Start
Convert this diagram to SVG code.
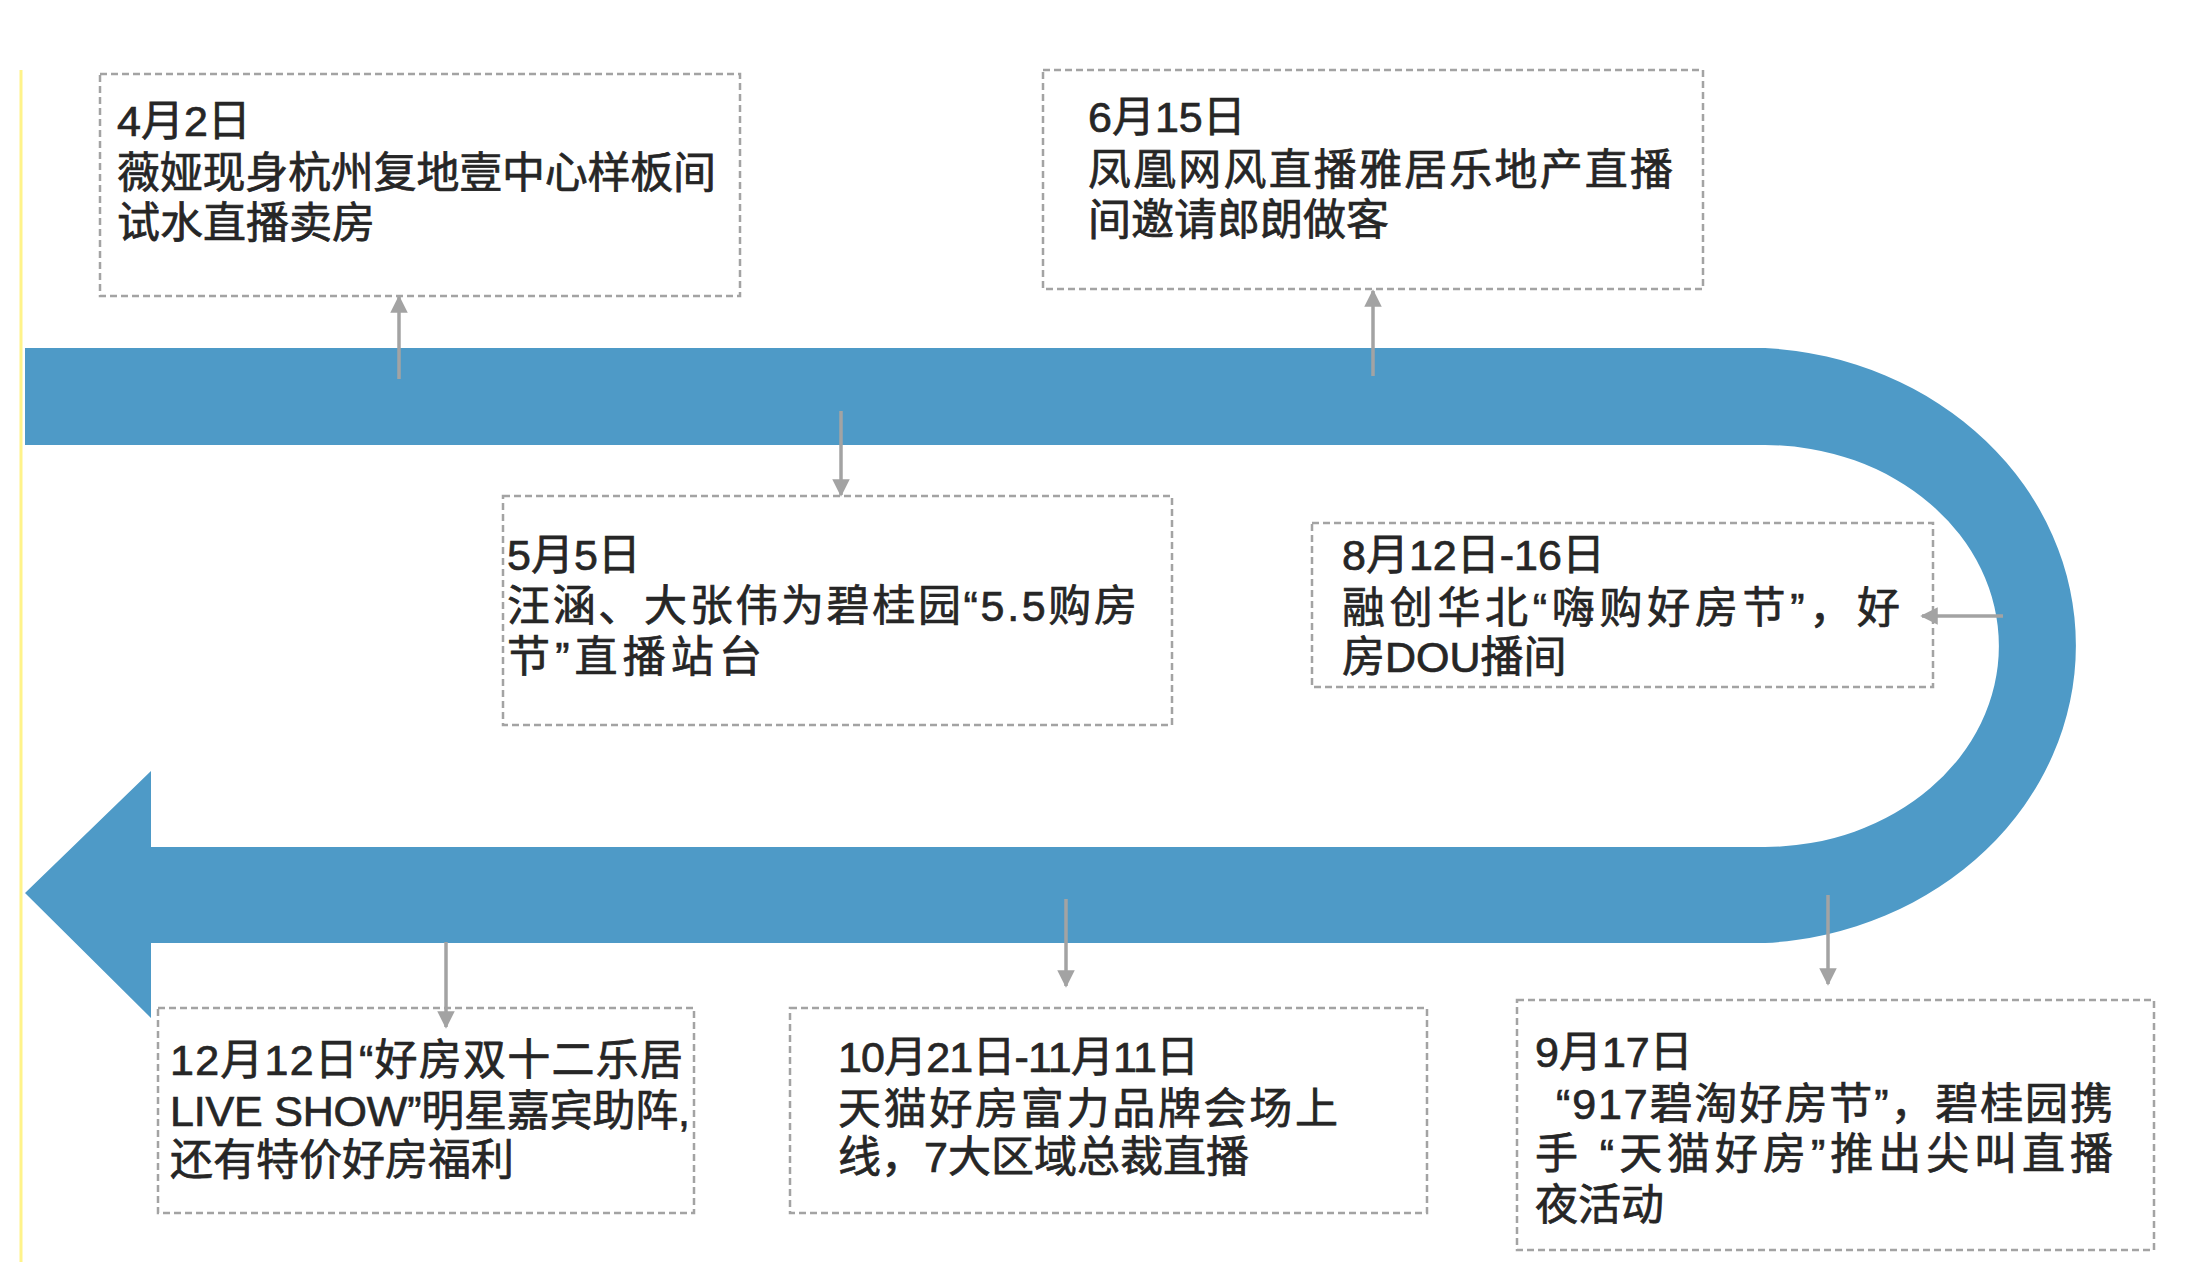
<svg xmlns="http://www.w3.org/2000/svg" width="2186" height="1280" viewBox="0 0 2186 1280">
<defs>
<style>
.box{fill:#ffffff;stroke:#a3a3a3;stroke-width:2.5;stroke-dasharray:7 4}
.t{font-family:"Liberation Sans","Noto Sans CJK SC",sans-serif;font-size:43px;font-weight:400;fill:#262626;stroke:#262626;stroke-width:0.7}
.conn{stroke:#a3a3a3;stroke-width:3.5;fill:none;marker-end:url(#ah)}
</style>
<marker id="ah" viewBox="0 0 10 10" refX="9" refY="5" markerWidth="5" markerHeight="5" orient="auto" markerUnits="strokeWidth">
<path d="M0,0 L10,5 L0,10 Z" fill="#a3a3a3"/>
</marker>
</defs>
<rect width="2186" height="1280" fill="#ffffff"/>
<line x1="21" y1="70" x2="21" y2="1262" stroke="#fff38a" stroke-width="3"/>
<g id="timeline">
<path d="M25,348 H1765 A330,298 0 0 1 1765,943 H151 V1018 L25,893 L151,771 V847 H1765 A234,201 0 0 0 1765,445 H25 Z" fill="#4e9ac7"/>
</g>
<g id="n-0402">
<rect class="box" x="100" y="74" width="640" height="222"/>
<text class="t"><tspan x="117" y="136">4月2日</tspan><tspan x="117" y="188" textLength="599" lengthAdjust="spacing">薇娅现身杭州复地壹中心样板间</tspan><tspan x="117" y="238">试水直播卖房</tspan></text>
</g>
<g id="n-0615">
<rect class="box" x="1043" y="70" width="660" height="219"/>
<text class="t"><tspan x="1088" y="132">6月15日</tspan><tspan x="1088" y="185" textLength="585" lengthAdjust="spacing">凤凰网风直播雅居乐地产直播</tspan><tspan x="1088" y="235">间邀请郎朗做客</tspan></text>
</g>
<g id="n-0505">
<rect class="box" x="503" y="496" width="669" height="229"/>
<text class="t"><tspan x="507" y="570">5月5日</tspan><tspan x="507" y="621" textLength="630" lengthAdjust="spacing">汪涵、大张伟为碧桂园“5.5购房</tspan><tspan x="507" y="672" textLength="255" lengthAdjust="spacing">节”直播站台</tspan></text>
</g>
<g id="n-0812">
<rect class="box" x="1312" y="523" width="621" height="164"/>
<text class="t"><tspan x="1342" y="570">8月12日-16日</tspan><tspan x="1342" y="623" textLength="558" lengthAdjust="spacing">融创华北“嗨购好房节”，好</tspan><tspan x="1342" y="672">房DOU播间</tspan></text>
</g>
<g id="n-1212">
<rect class="box" x="158" y="1008" width="536" height="205"/>
<text class="t"><tspan x="170" y="1075" textLength="513" lengthAdjust="spacing">12月12日“好房双十二乐居</tspan><tspan x="170" y="1126" textLength="520" lengthAdjust="spacing">LIVE SHOW”明星嘉宾助阵,</tspan><tspan x="170" y="1175">还有特价好房福利</tspan></text>
</g>
<g id="n-1021">
<rect class="box" x="790" y="1008" width="637" height="205"/>
<text class="t"><tspan x="838" y="1072" textLength="361" lengthAdjust="spacing">10月21日-11月11日</tspan><tspan x="838" y="1124" textLength="500" lengthAdjust="spacing">天猫好房富力品牌会场上</tspan><tspan x="838" y="1172">线，7大区域总裁直播</tspan></text>
</g>
<g id="n-0917">
<rect class="box" x="1517" y="1000" width="637" height="250"/>
<text class="t"><tspan x="1535" y="1067">9月17日</tspan><tspan x="1556" y="1119" textLength="557" lengthAdjust="spacing">“917碧淘好房节”，碧桂园携</tspan><tspan x="1535" y="1169" textLength="578" lengthAdjust="spacing">手 “天猫好房”推出尖叫直播</tspan><tspan x="1535" y="1220">夜活动</tspan></text>
</g>
<g id="connectors">
<line class="conn" x1="399" y1="379" x2="399" y2="297"/>
<line class="conn" x1="1373" y1="376" x2="1373" y2="291"/>
<line class="conn" x1="841" y1="411" x2="841" y2="495"/>
<line class="conn" x1="2003" y1="616" x2="1922" y2="616"/>
<line class="conn" x1="446" y1="942" x2="446" y2="1027"/>
<line class="conn" x1="1066" y1="899" x2="1066" y2="986"/>
<line class="conn" x1="1828" y1="895" x2="1828" y2="984"/>
</g>
</svg>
End
> **What this task involves**
Repeat the material exactly as it reads, without any of its pictures.

> **Answer to the task**
Convert this diagram to SVG code.
<svg xmlns="http://www.w3.org/2000/svg" width="2186" height="1280" viewBox="0 0 2186 1280">
<defs>
<style>
.box{fill:#ffffff;stroke:#a3a3a3;stroke-width:2.5;stroke-dasharray:7 4}
.t{font-family:"Liberation Sans","Noto Sans CJK SC",sans-serif;font-size:43px;font-weight:400;fill:#262626;stroke:#262626;stroke-width:0.7}
.conn{stroke:#a3a3a3;stroke-width:3.5;fill:none;marker-end:url(#ah)}
</style>
<marker id="ah" viewBox="0 0 10 10" refX="9" refY="5" markerWidth="5" markerHeight="5" orient="auto" markerUnits="strokeWidth">
<path d="M0,0 L10,5 L0,10 Z" fill="#a3a3a3"/>
</marker>
</defs>
<rect width="2186" height="1280" fill="#ffffff"/>
<line x1="21" y1="70" x2="21" y2="1262" stroke="#fff38a" stroke-width="3"/>
<g id="timeline">
<path d="M25,348 H1765 A330,298 0 0 1 1765,943 H151 V1018 L25,893 L151,771 V847 H1765 A234,201 0 0 0 1765,445 H25 Z" fill="#4e9ac7"/>
</g>
<g id="n-0402">
<rect class="box" x="100" y="74" width="640" height="222"/>
<text class="t"><tspan x="117" y="136">4月2日</tspan><tspan x="117" y="188" textLength="599" lengthAdjust="spacing">薇娅现身杭州复地壹中心样板间</tspan><tspan x="117" y="238">试水直播卖房</tspan></text>
</g>
<g id="n-0615">
<rect class="box" x="1043" y="70" width="660" height="219"/>
<text class="t"><tspan x="1088" y="132">6月15日</tspan><tspan x="1088" y="185" textLength="585" lengthAdjust="spacing">凤凰网风直播雅居乐地产直播</tspan><tspan x="1088" y="235">间邀请郎朗做客</tspan></text>
</g>
<g id="n-0505">
<rect class="box" x="503" y="496" width="669" height="229"/>
<text class="t"><tspan x="507" y="570">5月5日</tspan><tspan x="507" y="621" textLength="630" lengthAdjust="spacing">汪涵、大张伟为碧桂园“5.5购房</tspan><tspan x="507" y="672" textLength="255" lengthAdjust="spacing">节”直播站台</tspan></text>
</g>
<g id="n-0812">
<rect class="box" x="1312" y="523" width="621" height="164"/>
<text class="t"><tspan x="1342" y="570">8月12日-16日</tspan><tspan x="1342" y="623" textLength="558" lengthAdjust="spacing">融创华北“嗨购好房节”，好</tspan><tspan x="1342" y="672">房DOU播间</tspan></text>
</g>
<g id="n-1212">
<rect class="box" x="158" y="1008" width="536" height="205"/>
<text class="t"><tspan x="170" y="1075" textLength="513" lengthAdjust="spacing">12月12日“好房双十二乐居</tspan><tspan x="170" y="1126" textLength="520" lengthAdjust="spacing">LIVE SHOW”明星嘉宾助阵,</tspan><tspan x="170" y="1175">还有特价好房福利</tspan></text>
</g>
<g id="n-1021">
<rect class="box" x="790" y="1008" width="637" height="205"/>
<text class="t"><tspan x="838" y="1072" textLength="361" lengthAdjust="spacing">10月21日-11月11日</tspan><tspan x="838" y="1124" textLength="500" lengthAdjust="spacing">天猫好房富力品牌会场上</tspan><tspan x="838" y="1172">线，7大区域总裁直播</tspan></text>
</g>
<g id="n-0917">
<rect class="box" x="1517" y="1000" width="637" height="250"/>
<text class="t"><tspan x="1535" y="1067">9月17日</tspan><tspan x="1556" y="1119" textLength="557" lengthAdjust="spacing">“917碧淘好房节”，碧桂园携</tspan><tspan x="1535" y="1169" textLength="578" lengthAdjust="spacing">手 “天猫好房”推出尖叫直播</tspan><tspan x="1535" y="1220">夜活动</tspan></text>
</g>
<g id="connectors">
<line class="conn" x1="399" y1="379" x2="399" y2="297"/>
<line class="conn" x1="1373" y1="376" x2="1373" y2="291"/>
<line class="conn" x1="841" y1="411" x2="841" y2="495"/>
<line class="conn" x1="2003" y1="616" x2="1922" y2="616"/>
<line class="conn" x1="446" y1="942" x2="446" y2="1027"/>
<line class="conn" x1="1066" y1="899" x2="1066" y2="986"/>
<line class="conn" x1="1828" y1="895" x2="1828" y2="984"/>
</g>
</svg>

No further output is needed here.